If I could write better maybe you would understand that it's all part of me trying to drink in as much of the world as I can while I am still able to; even if what I define as the "world" is only what I find in my own backyard, my own neighborhood or my own city. That I share it with you is immaterial to how I shoot or what I shoot. I'd shoot the same way for an audience of only one. But I share it because it's part of my process. The very act of sharing compels me to select, edit, prepare and commit to the image. And that's an important part of growing and evolving my own style. And continuing to evolve it...
It's silly to say I wish I had never had to earn a living or be responsible for anything so I could be out photographing all the time but the reality is that the constrictions of everyday life are part of the very ingredients and friction that make the between moments, when I can go out and photograph, so happy for me.
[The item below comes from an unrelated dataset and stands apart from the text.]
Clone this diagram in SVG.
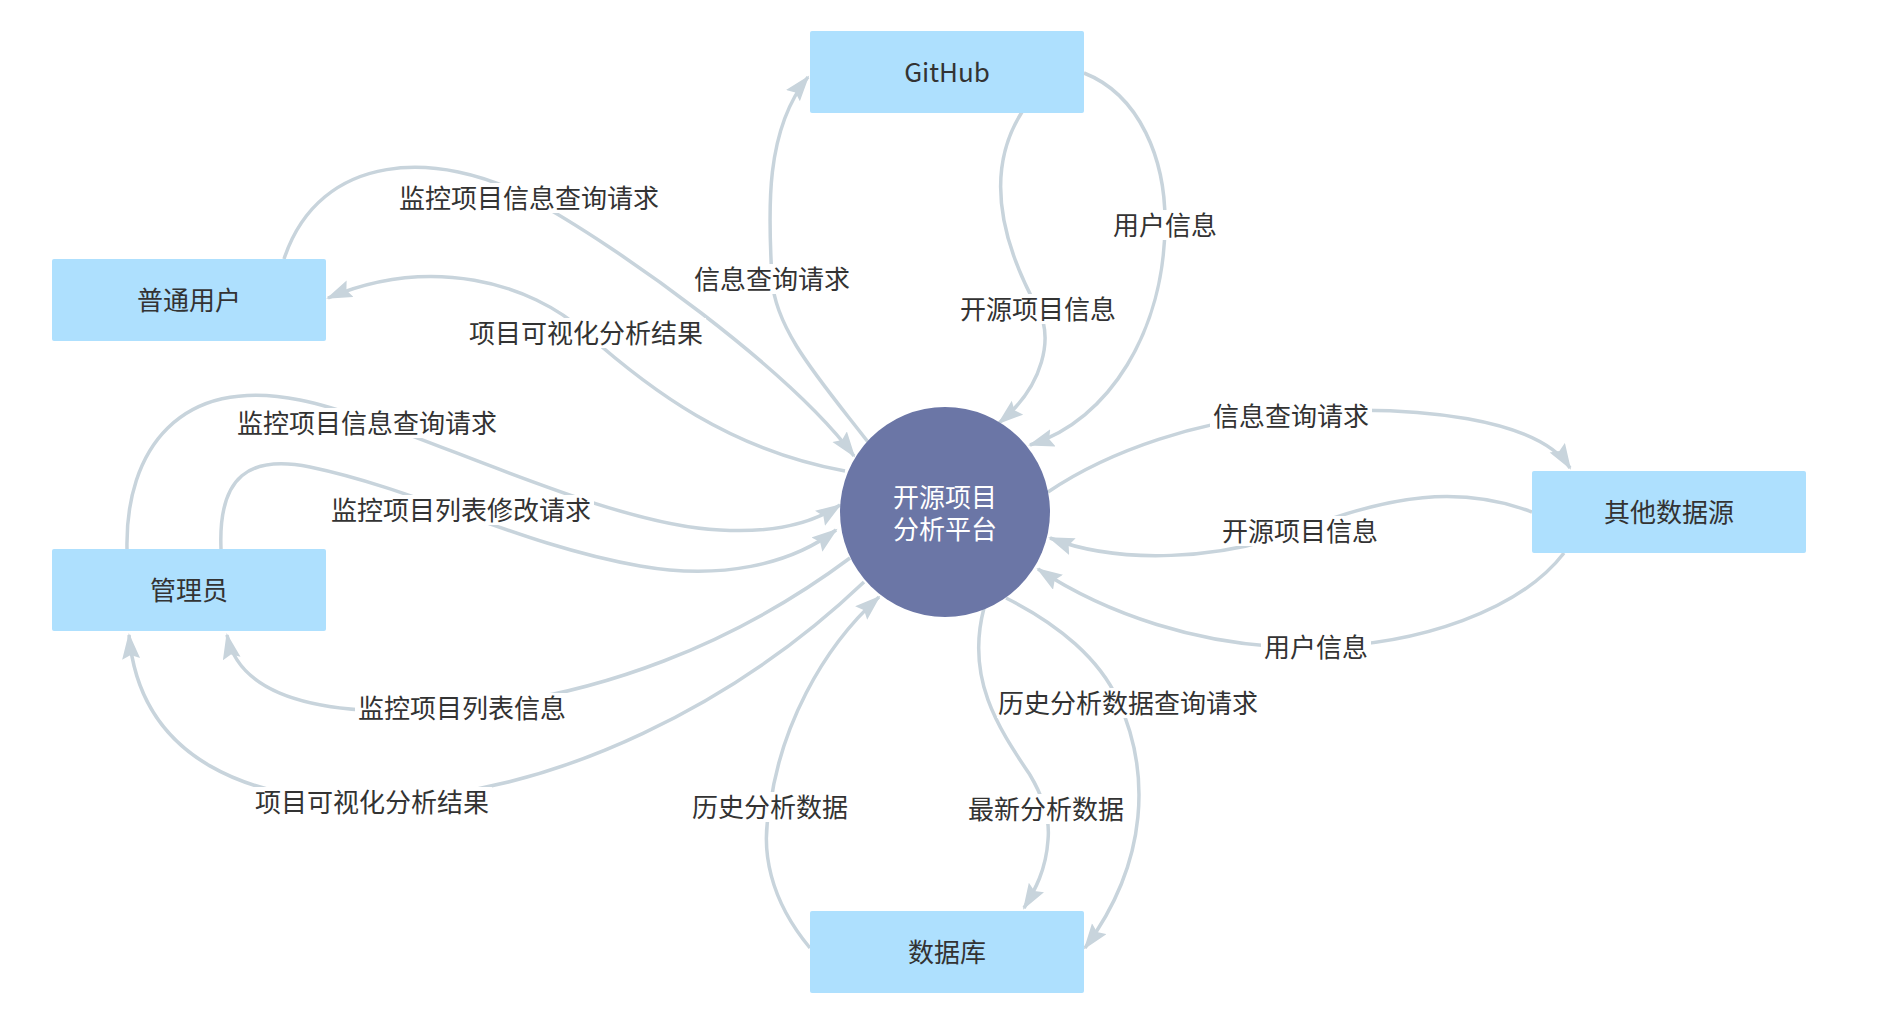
<svg xmlns="http://www.w3.org/2000/svg" width="1894" height="1035" viewBox="0 0 1894 1035">
<style>
.edge{fill:none;stroke:#c8d4dc;stroke-width:3.5;marker-end:url(#arr)}
.lbg{fill:#ffffff}
.lt{font-family:"Noto Sans CJK SC","Noto Sans",sans-serif;font-size:26px;fill:#333333;text-anchor:middle;dominant-baseline:central}
.box{fill:#aee0fe}
.nt{font-family:"Noto Sans CJK SC","Noto Sans",sans-serif;font-size:26px;fill:#333333;text-anchor:middle;dominant-baseline:central}
.ct{font-family:"Noto Sans CJK SC","Noto Sans",sans-serif;font-size:26px;fill:#ffffff;text-anchor:middle;dominant-baseline:central}
</style>
<defs>
<marker id="arr" markerUnits="userSpaceOnUse" markerWidth="28" markerHeight="20" refX="24" refY="9" orient="auto">
<path d="M0,0 L26,9 L0,18 L4,9 z" fill="#c8d4dc"/>
</marker>
</defs>
<rect width="1894" height="1035" fill="#ffffff"/>
<g id="connectors">
<path class="edge" d="M284,259 C320,150 440,150 529,198 S790,370 854,456"/>
<path class="edge" d="M845,471 C730,450 650,390 586,333 C530,282 430,255 328,298"/>
<path class="edge" d="M127,549 C125,450 180,375 300,400 C400,420 600,525 720,530 C770,533 810,525 840,505"/>
<path class="edge" d="M221,549 C218,475 250,455 310,467 C420,490 520,545 640,566 C720,580 790,565 836,530"/>
<path class="edge" d="M850,558 C740,640 600,700 440,710 C330,716 240,700 227,635"/>
<path class="edge" d="M864,582 C740,700 560,795 380,800 C250,804 140,760 129,635"/>
<path class="edge" d="M868,442 C820,380 775,330 772,279 C768,210 765,130 808,77"/>
<path class="edge" d="M1022,112 C985,170 1000,240 1038,309 C1053,337 1045,385 999,423"/>
<path class="edge" d="M1084,73 C1140,95 1166,160 1165,225 C1164,330 1110,420 1030,445"/>
<path class="edge" d="M1048,492 C1110,450 1200,420 1291,413 C1420,403 1540,420 1570,468"/>
<path class="edge" d="M1532,512 C1460,485 1390,495 1300,530 C1220,560 1120,565 1050,538"/>
<path class="edge" d="M1564,553 C1520,610 1420,645 1316,647 C1200,650 1100,610 1038,569"/>
<path class="edge" d="M810,948 C770,900 760,850 770,807 C780,730 820,650 879,597"/>
<path class="edge" d="M984,608 C965,680 1000,730 1030,775 C1045,800 1050,820 1048,840 C1046,870 1035,890 1024,908"/>
<path class="edge" d="M1006,598 C1060,625 1100,660 1118,700 C1150,770 1150,860 1085,948"/>
<g id="labels">
<rect class="lbg" x="396" y="183" width="266" height="30"/><text class="lt" x="529" y="196">监控项目信息查询请求</text>
<rect class="lbg" x="466" y="318" width="240" height="30"/><text class="lt" x="586" y="331">项目可视化分析结果</text>
<rect class="lbg" x="234" y="408" width="266" height="30"/><text class="lt" x="367" y="421">监控项目信息查询请求</text>
<rect class="lbg" x="328" y="495" width="266" height="30"/><text class="lt" x="461" y="508">监控项目列表修改请求</text>
<rect class="lbg" x="355" y="693" width="214" height="30"/><text class="lt" x="462" y="706">监控项目列表信息</text>
<rect class="lbg" x="252" y="787" width="240" height="30"/><text class="lt" x="372" y="800">项目可视化分析结果</text>
<rect class="lbg" x="691" y="264" width="162" height="30"/><text class="lt" x="772" y="277">信息查询请求</text>
<rect class="lbg" x="957" y="294" width="162" height="30"/><text class="lt" x="1038" y="307">开源项目信息</text>
<rect class="lbg" x="1110" y="210" width="110" height="30"/><text class="lt" x="1165" y="223">用户信息</text>
<rect class="lbg" x="1210" y="401" width="162" height="30"/><text class="lt" x="1291" y="414">信息查询请求</text>
<rect class="lbg" x="1219" y="516" width="162" height="30"/><text class="lt" x="1300" y="529">开源项目信息</text>
<rect class="lbg" x="1261" y="632" width="110" height="30"/><text class="lt" x="1316" y="645">用户信息</text>
<rect class="lbg" x="689" y="792" width="162" height="30"/><text class="lt" x="770" y="805">历史分析数据</text>
<rect class="lbg" x="965" y="794" width="162" height="30"/><text class="lt" x="1046" y="807">最新分析数据</text>
<rect class="lbg" x="997" y="688" width="262" height="30"/><text class="lt" x="1128" y="701">历史分析数据查询请求</text>
</g>
</g>
<g id="node-github"><rect class="box" x="810" y="31" width="274" height="82" rx="2"/><text class="nt" x="947" y="70">GitHub</text></g>
<g id="node-user"><rect class="box" x="52" y="259" width="274" height="82" rx="2"/><text class="nt" x="189" y="298">普通用户</text></g>
<g id="node-admin"><rect class="box" x="52" y="549" width="274" height="82" rx="2"/><text class="nt" x="189" y="588">管理员</text></g>
<g id="node-other"><rect class="box" x="1532" y="471" width="274" height="82" rx="2"/><text class="nt" x="1669" y="510">其他数据源</text></g>
<g id="node-db"><rect class="box" x="810" y="911" width="274" height="82" rx="2"/><text class="nt" x="947" y="950">数据库</text></g>
<g id="node-platform"><circle cx="945" cy="512" r="105" fill="#6b76a6"/><text class="ct" x="945" y="495">开源项目<tspan x="945" y="527">分析平台</tspan></text></g>
</svg>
The times when adult life intrudes are the accelerants to light the fire for the photography when I get to do it.
I can't explain very well why the 50mm lens is so comfortable for me. I can't explain why wide angle work leaves me bored or why the dependance on a specific lighting method or subject matter generally seems contrived. But when I look through zillions of my files I find that I consistently gravitate to the 50mm or, at most, up to 70mms as my preferred window onto the world.
I do know that the process of photographing as continuously as I do is part of the reason (probably most of the reason) that I feel I've finally worked my way into photographing in a manner that seems just right for me. The exercise of going back and reviewing what works and what doesn't in past work is so important but it's equally important not to get stuck in an endless review when there is some much more to photograph and, contextually, so little time in which to do it.
You may dismiss my style of photography but that doesn't dismiss the pleasure I get from re-living those moments of photography or the enthusiasm for going out and doing it some more.